### Information provided
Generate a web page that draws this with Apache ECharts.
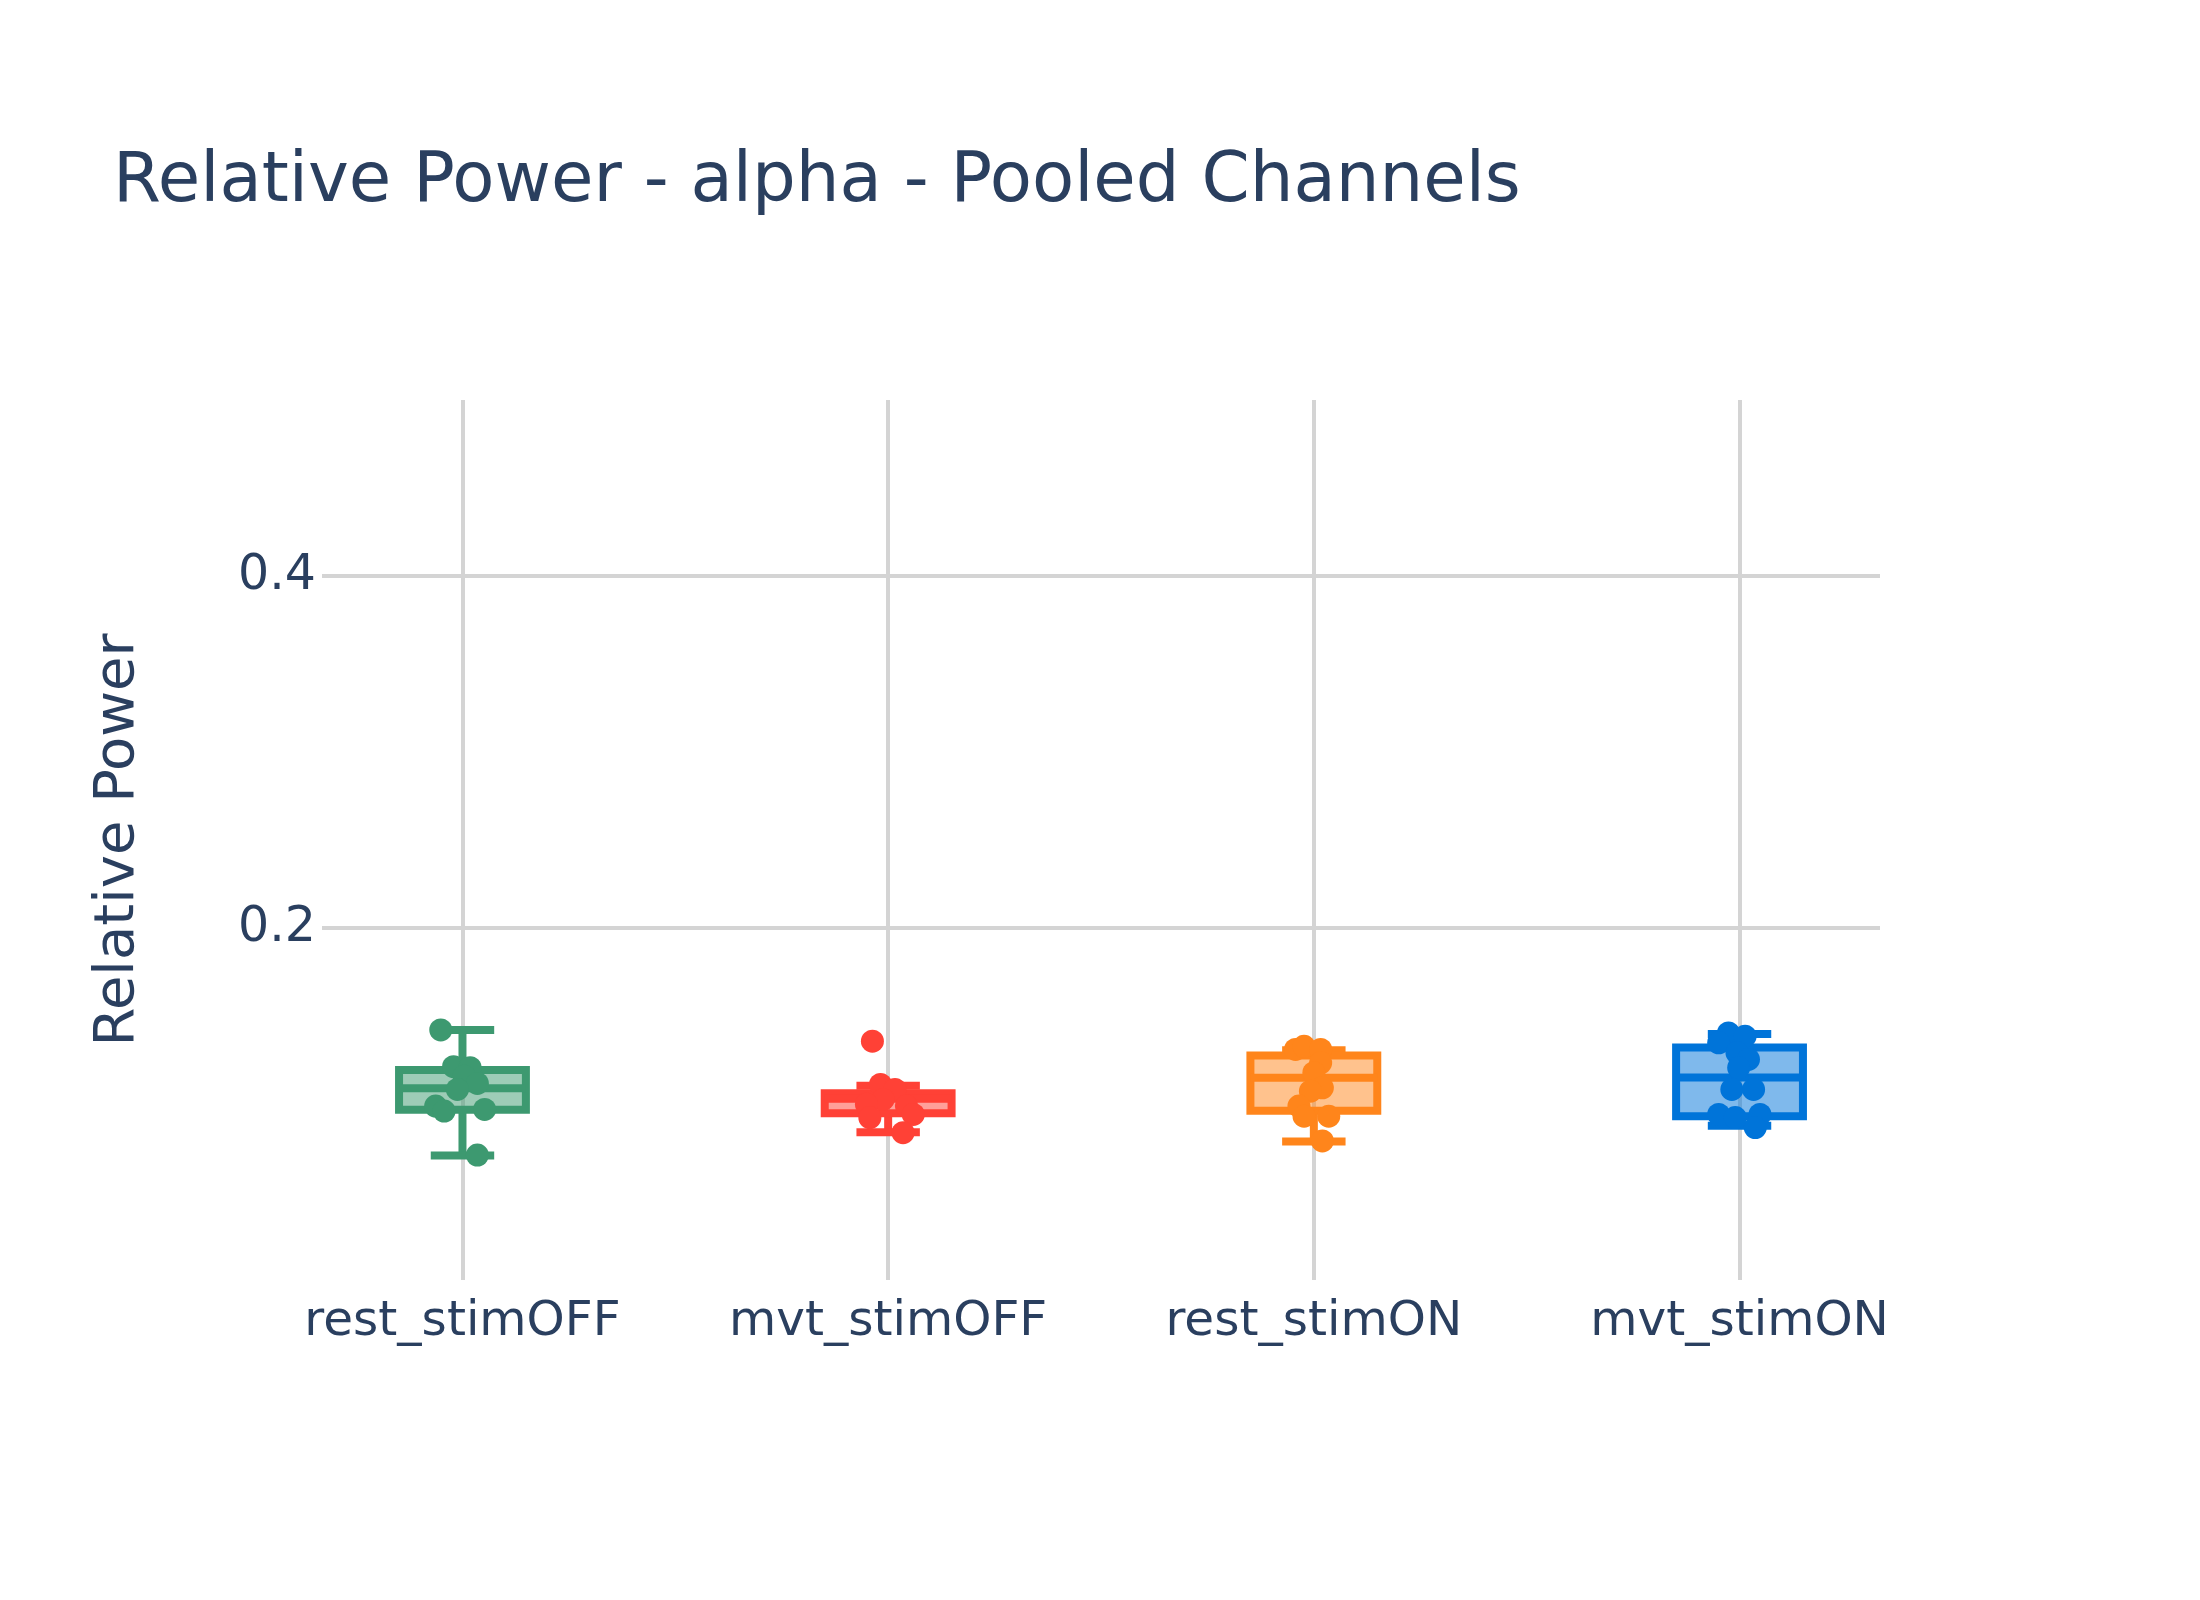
<!DOCTYPE html>
<html><head><meta charset="utf-8">
<script src="https://cdn.jsdelivr.net/npm/echarts@6/dist/echarts.min.js"></script>
<style>html,body{margin:0;padding:0;background:#fff}#c{width:2200px;height:1600px}</style>
</head><body><div id="c"></div>
<script>
// ---- data ----
const categories = ['rest_stimOFF', 'mvt_stimOFF', 'rest_stimON', 'mvt_stimON'];
const yTickValues = [0.2, 0.4];

// box stats: [lower fence, Q1, median, Q3, upper fence]
const restOffBox = [0.0708, 0.0967, 0.1090, 0.1193, 0.1421];
const mvtOffBox  = [0.0840, 0.0948, 0.1030, 0.1061, 0.1104];
const restOnBox  = [0.0787, 0.0962, 0.1149, 0.1275, 0.1306];
const mvtOnBox   = [0.0877, 0.0930, 0.1151, 0.1321, 0.1398];

// individual points and their horizontal jitter (in category units)
const restOffPoints = [0.1421, 0.1212, 0.1206, 0.1158, 0.1117, 0.1083, 0.0988, 0.0960, 0.0969, 0.0710];
const restOffJitter = [-0.051, -0.021, 0.018, 0.004, 0.035, -0.012, -0.063, -0.043, 0.052, 0.035];
const mvtOffPoints  = [0.1357, 0.1111, 0.1083, 0.1026, 0.0998, 0.0988, 0.0922, 0.0941, 0.0837];
const mvtOffJitter  = [-0.037, -0.018, 0.016, -0.012, -0.051, 0.043, -0.043, 0.059, 0.035];
const restOnPoints  = [0.1310, 0.1328, 0.1310, 0.1234, 0.1178, 0.1092, 0.1073, 0.0988, 0.0931, 0.0931, 0.0790];
const restOnJitter  = [-0.043, -0.023, 0.016, 0.016, 0.000, 0.020, -0.008, -0.035, -0.023, 0.035, 0.020];
const mvtOnPoints   = [0.1404, 0.1385, 0.1348, 0.1291, 0.1253, 0.1206, 0.1083, 0.1083, 0.0941, 0.0941, 0.0866, 0.0923];
const mvtOnJitter   = [-0.026, 0.013, -0.049, -0.006, 0.021, -0.002, -0.018, 0.033, -0.049, 0.048, 0.037, -0.010];

// ---- styling ----
const colors = ['#3D9970', '#FF4136', '#FF851B', '#0074D9'];
const fills = ['rgba(61,153,112,0.5)', 'rgba(255,65,54,0.5)', 'rgba(255,133,27,0.5)', 'rgba(0,116,217,0.5)'];
const TEXT = '#2a3f5f';
const GRID = '#d4d4d4';
const FONT = 'DejaVu Sans';
const LW = 8;
const BOX_FRAC = 0.298;
const WHISKER_FRAC = 0.5;

const boxes = [restOffBox, mvtOffBox, restOnBox, mvtOnBox];
const points = [restOffPoints, mvtOffPoints, restOnPoints, mvtOnPoints];
const jitters = [restOffJitter, mvtOffJitter, restOnJitter, mvtOnJitter];

function boxRender(color, fill) {
  return function (params, api) {
    const x = api.value(0);
    const lo = api.coord([x, api.value(1)]);
    const q1 = api.coord([x, api.value(2)]);
    const md = api.coord([x, api.value(3)]);
    const q3 = api.coord([x, api.value(4)]);
    const hi = api.coord([x, api.value(5)]);
    const band = api.size([1, 0])[0];
    const hw = band * BOX_FRAC / 2;
    const cw = hw * WHISKER_FRAC;
    const cx = q1[0];
    const ls = { stroke: color, lineWidth: LW, fill: null };
    return {
      type: 'group',
      children: [
        { type: 'line', shape: { x1: cx, y1: q3[1], x2: cx, y2: hi[1] }, style: ls },
        { type: 'line', shape: { x1: cx, y1: q1[1], x2: cx, y2: lo[1] }, style: ls },
        { type: 'line', shape: { x1: cx - cw, y1: hi[1], x2: cx + cw, y2: hi[1] }, style: ls },
        { type: 'line', shape: { x1: cx - cw, y1: lo[1], x2: cx + cw, y2: lo[1] }, style: ls },
        { type: 'rect', shape: { x: cx - hw, y: q3[1], width: 2 * hw, height: q1[1] - q3[1] },
          style: { fill: fill, stroke: color, lineWidth: LW, lineJoin: 'miter' } },
        { type: 'line', shape: { x1: cx - hw, y1: md[1], x2: cx + hw, y2: md[1] }, style: ls }
      ]
    };
  };
}

const series = [];
boxes.forEach(function (b, gi) {
  series.push({
    type: 'custom',
    name: categories[gi] + ' box',
    renderItem: boxRender(colors[gi], fills[gi]),
    data: [[gi].concat(b)],
    encode: { x: 0, y: [1, 2, 3, 4, 5] },
    z: 2,
    silent: true
  });
});
points.forEach(function (p, gi) {
  series.push({
    type: 'scatter',
    name: categories[gi],
    data: p.map(function (v, i) { return [gi + jitters[gi][i], v]; }),
    symbol: 'circle',
    symbolSize: 23,
    itemStyle: { color: colors[gi], opacity: 1 },
    z: 3,
    silent: true
  });
});

const chart = echarts.init(document.getElementById('c'), null, { renderer: 'canvas' });
chart.setOption({
  animation: false,
  backgroundColor: '#ffffff',
  title: {
    text: 'Relative Power - alpha - Pooled Channels',
    left: 113, top: 149, padding: 0,
    textStyle: { color: TEXT, fontFamily: FONT, fontSize: 69, fontWeight: 'normal' }
  },
  grid: { left: 322, right: 320, top: 400, bottom: 320, containLabel: false, outerBoundsMode: 'none' },
  xAxis: {
    type: 'value',
    min: -0.33, max: 3.33,
    axisLine: { show: false },
    axisTick: { show: false, customValues: [0, 1, 2, 3] },
    splitLine: { show: true, lineStyle: { color: GRID, width: 4 } },
    axisLabel: {
      customValues: [0, 1, 2, 3],
      margin: 18,
      color: TEXT, fontFamily: FONT, fontSize: 48.5,
      formatter: function (v) { return categories[Math.round(v)] || ''; }
    }
  },
  yAxis: {
    type: 'value',
    min: 0, max: 0.5,
    name: 'Relative Power',
    nameLocation: 'middle',
    nameRotate: 90,
    nameGap: 176,
    nameTextStyle: { color: TEXT, fontFamily: FONT, fontSize: 56 },
    axisLine: { show: false },
    axisTick: { show: false, customValues: yTickValues },
    splitLine: { show: true, lineStyle: { color: GRID, width: 4 } },
    axisLabel: {
      customValues: yTickValues,
      margin: 6,
      color: TEXT, fontFamily: FONT, fontSize: 49,
      formatter: function (v) { return v.toFixed(1); }
    }
  },
  series: series
});
</script></body></html>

### Problem description
Write down every line from the opening of the listing to the line with "const yTickValues = [0.2, 0.4];", both included, and nothing else; the pictures are omitted.

### The result
Generate a web page that draws this with Apache ECharts.
<!DOCTYPE html>
<html><head><meta charset="utf-8">
<script src="https://cdn.jsdelivr.net/npm/echarts@6/dist/echarts.min.js"></script>
<style>html,body{margin:0;padding:0;background:#fff}#c{width:2200px;height:1600px}</style>
</head><body><div id="c"></div>
<script>
// ---- data ----
const categories = ['rest_stimOFF', 'mvt_stimOFF', 'rest_stimON', 'mvt_stimON'];
const yTickValues = [0.2, 0.4];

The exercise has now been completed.